SOURCE EXCERPT:

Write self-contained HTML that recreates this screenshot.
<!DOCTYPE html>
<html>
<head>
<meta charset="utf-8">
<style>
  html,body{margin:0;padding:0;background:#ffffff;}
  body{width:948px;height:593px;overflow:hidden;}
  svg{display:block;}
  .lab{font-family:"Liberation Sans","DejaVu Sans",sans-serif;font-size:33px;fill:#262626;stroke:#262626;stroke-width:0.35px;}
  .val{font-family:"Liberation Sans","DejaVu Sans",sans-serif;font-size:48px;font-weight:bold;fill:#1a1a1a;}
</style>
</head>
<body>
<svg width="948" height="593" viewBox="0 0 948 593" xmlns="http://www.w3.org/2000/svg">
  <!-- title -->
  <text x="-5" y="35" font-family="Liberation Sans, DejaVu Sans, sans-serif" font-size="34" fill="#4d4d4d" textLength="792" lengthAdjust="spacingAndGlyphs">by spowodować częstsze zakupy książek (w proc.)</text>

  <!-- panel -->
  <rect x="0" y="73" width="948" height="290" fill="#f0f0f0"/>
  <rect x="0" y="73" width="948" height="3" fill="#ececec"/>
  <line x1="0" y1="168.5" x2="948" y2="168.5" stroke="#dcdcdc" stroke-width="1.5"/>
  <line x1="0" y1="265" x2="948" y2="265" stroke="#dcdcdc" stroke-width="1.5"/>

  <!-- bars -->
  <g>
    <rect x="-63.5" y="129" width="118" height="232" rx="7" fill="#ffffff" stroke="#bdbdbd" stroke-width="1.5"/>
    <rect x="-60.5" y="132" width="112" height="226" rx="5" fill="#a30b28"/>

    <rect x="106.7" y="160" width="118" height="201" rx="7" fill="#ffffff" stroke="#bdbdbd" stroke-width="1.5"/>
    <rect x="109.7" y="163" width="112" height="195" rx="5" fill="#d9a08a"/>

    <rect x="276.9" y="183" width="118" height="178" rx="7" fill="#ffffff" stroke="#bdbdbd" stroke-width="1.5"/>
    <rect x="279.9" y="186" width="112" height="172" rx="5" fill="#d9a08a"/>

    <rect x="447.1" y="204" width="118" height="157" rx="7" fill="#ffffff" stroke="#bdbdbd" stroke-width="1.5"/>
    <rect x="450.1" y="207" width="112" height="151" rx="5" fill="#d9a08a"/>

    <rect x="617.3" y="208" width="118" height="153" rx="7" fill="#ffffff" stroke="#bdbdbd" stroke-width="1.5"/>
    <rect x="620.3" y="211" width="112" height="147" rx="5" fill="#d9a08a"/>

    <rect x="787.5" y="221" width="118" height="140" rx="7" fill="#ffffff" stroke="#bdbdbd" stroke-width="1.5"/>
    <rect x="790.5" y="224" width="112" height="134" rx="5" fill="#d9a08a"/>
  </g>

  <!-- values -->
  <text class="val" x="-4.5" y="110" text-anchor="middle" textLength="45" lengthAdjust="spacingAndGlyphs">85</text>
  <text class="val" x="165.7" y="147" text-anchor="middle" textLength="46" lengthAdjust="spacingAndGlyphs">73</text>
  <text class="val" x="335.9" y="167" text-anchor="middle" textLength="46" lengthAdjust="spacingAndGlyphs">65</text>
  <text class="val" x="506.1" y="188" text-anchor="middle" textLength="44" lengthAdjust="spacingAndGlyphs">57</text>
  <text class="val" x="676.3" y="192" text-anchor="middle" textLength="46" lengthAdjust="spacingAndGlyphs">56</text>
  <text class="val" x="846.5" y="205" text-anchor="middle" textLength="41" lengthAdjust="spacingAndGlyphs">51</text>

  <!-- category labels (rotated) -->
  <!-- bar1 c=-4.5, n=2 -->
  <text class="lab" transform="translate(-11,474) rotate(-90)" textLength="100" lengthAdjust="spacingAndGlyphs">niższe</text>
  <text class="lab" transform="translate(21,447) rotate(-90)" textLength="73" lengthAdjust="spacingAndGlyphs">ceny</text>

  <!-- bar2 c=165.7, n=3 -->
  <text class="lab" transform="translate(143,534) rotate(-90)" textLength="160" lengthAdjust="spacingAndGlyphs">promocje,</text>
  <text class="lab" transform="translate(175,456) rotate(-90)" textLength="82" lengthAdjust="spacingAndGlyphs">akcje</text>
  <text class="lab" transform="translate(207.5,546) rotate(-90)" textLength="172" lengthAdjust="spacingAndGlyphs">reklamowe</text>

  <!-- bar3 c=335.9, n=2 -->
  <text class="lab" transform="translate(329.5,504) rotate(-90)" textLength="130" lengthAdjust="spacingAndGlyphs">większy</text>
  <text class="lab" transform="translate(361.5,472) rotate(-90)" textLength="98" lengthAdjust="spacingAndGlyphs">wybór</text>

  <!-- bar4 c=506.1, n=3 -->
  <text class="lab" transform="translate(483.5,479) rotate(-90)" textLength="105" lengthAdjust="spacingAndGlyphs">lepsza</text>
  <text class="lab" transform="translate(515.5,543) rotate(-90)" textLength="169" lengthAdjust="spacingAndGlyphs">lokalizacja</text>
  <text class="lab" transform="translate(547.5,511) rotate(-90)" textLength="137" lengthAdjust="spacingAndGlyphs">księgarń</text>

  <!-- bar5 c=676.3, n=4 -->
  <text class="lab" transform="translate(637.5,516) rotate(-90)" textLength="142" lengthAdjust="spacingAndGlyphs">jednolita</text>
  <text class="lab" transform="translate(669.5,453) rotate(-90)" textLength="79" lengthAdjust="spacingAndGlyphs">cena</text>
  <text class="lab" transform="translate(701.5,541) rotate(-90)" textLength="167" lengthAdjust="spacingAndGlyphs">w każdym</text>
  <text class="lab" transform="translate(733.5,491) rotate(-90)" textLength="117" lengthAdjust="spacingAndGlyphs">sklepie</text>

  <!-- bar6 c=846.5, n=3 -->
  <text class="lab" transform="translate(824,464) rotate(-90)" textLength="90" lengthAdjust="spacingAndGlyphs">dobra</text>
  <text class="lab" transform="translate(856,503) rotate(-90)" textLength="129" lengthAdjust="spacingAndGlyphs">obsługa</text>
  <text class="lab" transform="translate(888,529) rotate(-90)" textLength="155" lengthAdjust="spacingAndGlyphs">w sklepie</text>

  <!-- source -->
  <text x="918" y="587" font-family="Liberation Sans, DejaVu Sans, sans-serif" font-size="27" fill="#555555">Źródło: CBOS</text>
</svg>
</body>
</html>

EXERCISE DIRECTIONS: Extract all of the material exactly as it is written.

SOLUTION BELOW:
Write self-contained HTML that recreates this screenshot.
<!DOCTYPE html>
<html>
<head>
<meta charset="utf-8">
<style>
  html,body{margin:0;padding:0;background:#ffffff;}
  body{width:948px;height:593px;overflow:hidden;}
  svg{display:block;}
  .lab{font-family:"Liberation Sans","DejaVu Sans",sans-serif;font-size:33px;fill:#262626;stroke:#262626;stroke-width:0.35px;}
  .val{font-family:"Liberation Sans","DejaVu Sans",sans-serif;font-size:48px;font-weight:bold;fill:#1a1a1a;}
</style>
</head>
<body>
<svg width="948" height="593" viewBox="0 0 948 593" xmlns="http://www.w3.org/2000/svg">
  <!-- title -->
  <text x="-5" y="35" font-family="Liberation Sans, DejaVu Sans, sans-serif" font-size="34" fill="#4d4d4d" textLength="792" lengthAdjust="spacingAndGlyphs">by spowodować częstsze zakupy książek (w proc.)</text>

  <!-- panel -->
  <rect x="0" y="73" width="948" height="290" fill="#f0f0f0"/>
  <rect x="0" y="73" width="948" height="3" fill="#ececec"/>
  <line x1="0" y1="168.5" x2="948" y2="168.5" stroke="#dcdcdc" stroke-width="1.5"/>
  <line x1="0" y1="265" x2="948" y2="265" stroke="#dcdcdc" stroke-width="1.5"/>

  <!-- bars -->
  <g>
    <rect x="-63.5" y="129" width="118" height="232" rx="7" fill="#ffffff" stroke="#bdbdbd" stroke-width="1.5"/>
    <rect x="-60.5" y="132" width="112" height="226" rx="5" fill="#a30b28"/>

    <rect x="106.7" y="160" width="118" height="201" rx="7" fill="#ffffff" stroke="#bdbdbd" stroke-width="1.5"/>
    <rect x="109.7" y="163" width="112" height="195" rx="5" fill="#d9a08a"/>

    <rect x="276.9" y="183" width="118" height="178" rx="7" fill="#ffffff" stroke="#bdbdbd" stroke-width="1.5"/>
    <rect x="279.9" y="186" width="112" height="172" rx="5" fill="#d9a08a"/>

    <rect x="447.1" y="204" width="118" height="157" rx="7" fill="#ffffff" stroke="#bdbdbd" stroke-width="1.5"/>
    <rect x="450.1" y="207" width="112" height="151" rx="5" fill="#d9a08a"/>

    <rect x="617.3" y="208" width="118" height="153" rx="7" fill="#ffffff" stroke="#bdbdbd" stroke-width="1.5"/>
    <rect x="620.3" y="211" width="112" height="147" rx="5" fill="#d9a08a"/>

    <rect x="787.5" y="221" width="118" height="140" rx="7" fill="#ffffff" stroke="#bdbdbd" stroke-width="1.5"/>
    <rect x="790.5" y="224" width="112" height="134" rx="5" fill="#d9a08a"/>
  </g>

  <!-- values -->
  <text class="val" x="-4.5" y="110" text-anchor="middle" textLength="45" lengthAdjust="spacingAndGlyphs">85</text>
  <text class="val" x="165.7" y="147" text-anchor="middle" textLength="46" lengthAdjust="spacingAndGlyphs">73</text>
  <text class="val" x="335.9" y="167" text-anchor="middle" textLength="46" lengthAdjust="spacingAndGlyphs">65</text>
  <text class="val" x="506.1" y="188" text-anchor="middle" textLength="44" lengthAdjust="spacingAndGlyphs">57</text>
  <text class="val" x="676.3" y="192" text-anchor="middle" textLength="46" lengthAdjust="spacingAndGlyphs">56</text>
  <text class="val" x="846.5" y="205" text-anchor="middle" textLength="41" lengthAdjust="spacingAndGlyphs">51</text>

  <!-- category labels (rotated) -->
  <!-- bar1 c=-4.5, n=2 -->
  <text class="lab" transform="translate(-11,474) rotate(-90)" textLength="100" lengthAdjust="spacingAndGlyphs">niższe</text>
  <text class="lab" transform="translate(21,447) rotate(-90)" textLength="73" lengthAdjust="spacingAndGlyphs">ceny</text>

  <!-- bar2 c=165.7, n=3 -->
  <text class="lab" transform="translate(143,534) rotate(-90)" textLength="160" lengthAdjust="spacingAndGlyphs">promocje,</text>
  <text class="lab" transform="translate(175,456) rotate(-90)" textLength="82" lengthAdjust="spacingAndGlyphs">akcje</text>
  <text class="lab" transform="translate(207.5,546) rotate(-90)" textLength="172" lengthAdjust="spacingAndGlyphs">reklamowe</text>

  <!-- bar3 c=335.9, n=2 -->
  <text class="lab" transform="translate(329.5,504) rotate(-90)" textLength="130" lengthAdjust="spacingAndGlyphs">większy</text>
  <text class="lab" transform="translate(361.5,472) rotate(-90)" textLength="98" lengthAdjust="spacingAndGlyphs">wybór</text>

  <!-- bar4 c=506.1, n=3 -->
  <text class="lab" transform="translate(483.5,479) rotate(-90)" textLength="105" lengthAdjust="spacingAndGlyphs">lepsza</text>
  <text class="lab" transform="translate(515.5,543) rotate(-90)" textLength="169" lengthAdjust="spacingAndGlyphs">lokalizacja</text>
  <text class="lab" transform="translate(547.5,511) rotate(-90)" textLength="137" lengthAdjust="spacingAndGlyphs">księgarń</text>

  <!-- bar5 c=676.3, n=4 -->
  <text class="lab" transform="translate(637.5,516) rotate(-90)" textLength="142" lengthAdjust="spacingAndGlyphs">jednolita</text>
  <text class="lab" transform="translate(669.5,453) rotate(-90)" textLength="79" lengthAdjust="spacingAndGlyphs">cena</text>
  <text class="lab" transform="translate(701.5,541) rotate(-90)" textLength="167" lengthAdjust="spacingAndGlyphs">w każdym</text>
  <text class="lab" transform="translate(733.5,491) rotate(-90)" textLength="117" lengthAdjust="spacingAndGlyphs">sklepie</text>

  <!-- bar6 c=846.5, n=3 -->
  <text class="lab" transform="translate(824,464) rotate(-90)" textLength="90" lengthAdjust="spacingAndGlyphs">dobra</text>
  <text class="lab" transform="translate(856,503) rotate(-90)" textLength="129" lengthAdjust="spacingAndGlyphs">obsługa</text>
  <text class="lab" transform="translate(888,529) rotate(-90)" textLength="155" lengthAdjust="spacingAndGlyphs">w sklepie</text>

  <!-- source -->
  <text x="918" y="587" font-family="Liberation Sans, DejaVu Sans, sans-serif" font-size="27" fill="#555555">Źródło: CBOS</text>
</svg>
</body>
</html>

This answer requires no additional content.